Model of quasi-Z-source inverter-based PV power systems for stability studies of multi-terminal AC grid-connected PV power systems

Abstract

Photovoltaic (PV) power systems are becoming one of the most popular green power systems. Power converters are used in these systems. Among them, quasi-Z-source inverters (qZSIs) are currently on the rise. However, instabilities can appear in multi-terminal AC grid-connected power electronics, such as PV power systems, due to the interaction between power electronic controls and the grid. Modeling of qZSI-based PV power systems is lacking in the literature and stability assessment of grid-connected qZSI-based PV power systems is not yet well understood. Accordingly, the present paper contributes with an s-domain dq-real admittance transfer matrix model of qZSI-based PV power systems derived from their small-signal state-space averaged model.
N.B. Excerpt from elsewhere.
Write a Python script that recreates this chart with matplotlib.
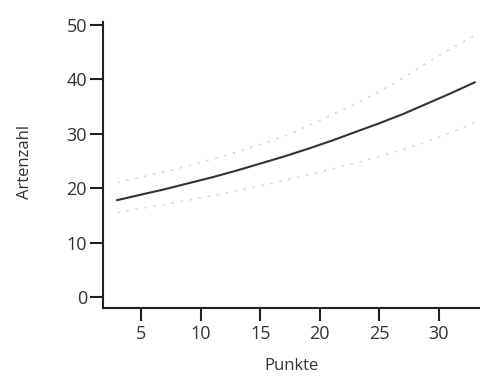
import matplotlib
matplotlib.use("Agg")
from matplotlib import pyplot as plt

# values
punkte = [3, 5, 7, 9, 11, 13, 15, 17, 19, 21, 23, 25, 27, 29, 31, 33]
artenzahl = [17.8, 18.8, 19.8, 20.9, 22.0, 23.2, 24.5, 25.8, 27.2, 28.7,
             30.3, 31.9, 33.6, 35.5, 37.4, 39.4]
upper = [21.0, 22.0, 23.0, 24.1, 25.3, 26.6, 28.0, 29.5, 31.4, 33.4,
         35.5, 37.7, 40.2, 43.0, 45.6, 48.0]
lower = [15.5, 16.3, 17.0, 17.8, 18.6, 19.5, 20.4, 21.4, 22.4, 23.5,
         24.6, 25.8, 27.1, 28.5, 30.2, 32.0]

x_ticks = [5, 10, 15, 20, 25, 30]
y_ticks = [0, 10, 20, 30, 40, 50]

plt.rcParams['font.family'] = ['Open Sans', 'DejaVu Sans']

fig = plt.figure(figsize=(4.81, 3.77), dpi=100)
ax = fig.add_axes([0.214, 0.183, 0.784, 0.759])

# confidence band, very faint dotted
ax.plot(punkte, upper, color='#d9d9d9', lw=1.2, ls=(0, (1.5, 4)))
ax.plot(punkte, lower, color='#d9d9d9', lw=1.2, ls=(0, (1.5, 4)))
# fitted curve
ax.plot(punkte, artenzahl, color='#333333', lw=1.5)

ax.set_xlim(1.8, 33.45)
ax.set_ylim(-2.0, 50.5)
ax.set_xticks(x_ticks)
ax.set_yticks(y_ticks)

for side in ['top', 'right']:
    ax.spines[side].set_visible(False)
for side in ['left', 'bottom']:
    ax.spines[side].set_linewidth(1.5)
    ax.spines[side].set_color('#222222')

ax.tick_params(axis='both', direction='out', length=9.5, width=1.5,
               color='#222222', labelcolor='#333333', labelsize=13)
ax.tick_params(axis='y', pad=2)
ax.tick_params(axis='x', pad=3)

ax.set_xlabel("Punkte", fontsize=12, color='#333333')
ax.set_ylabel("Artenzahl", fontsize=12, color='#333333')
ax.xaxis.set_label_coords(0.5, -0.175)
ax.yaxis.set_label_coords(-0.186, 0.512)

fig.savefig("out.png", dpi=100)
The paper also describes a systematic procedure to study multi-terminal AC grid-connected qZSI-based PV power systems by the nodal admittance method, where the proposed qZSI-based PV power system model is incorporated into the nodal admittance matrix to study stability concerns. Thus, AC grid dynamics in the presence of qZSI-based PV power systems can be investigated using impedance-based stability criteria. The proposed model and the procedure are applied in a stability study of two applications where solutions for improving stability issues are presented. In these applications, the two main causes of instabilities in AC-grid connected PV-qZ systems are analyzed in detail. The study is validated by PSCAD/EMTDC simulation. .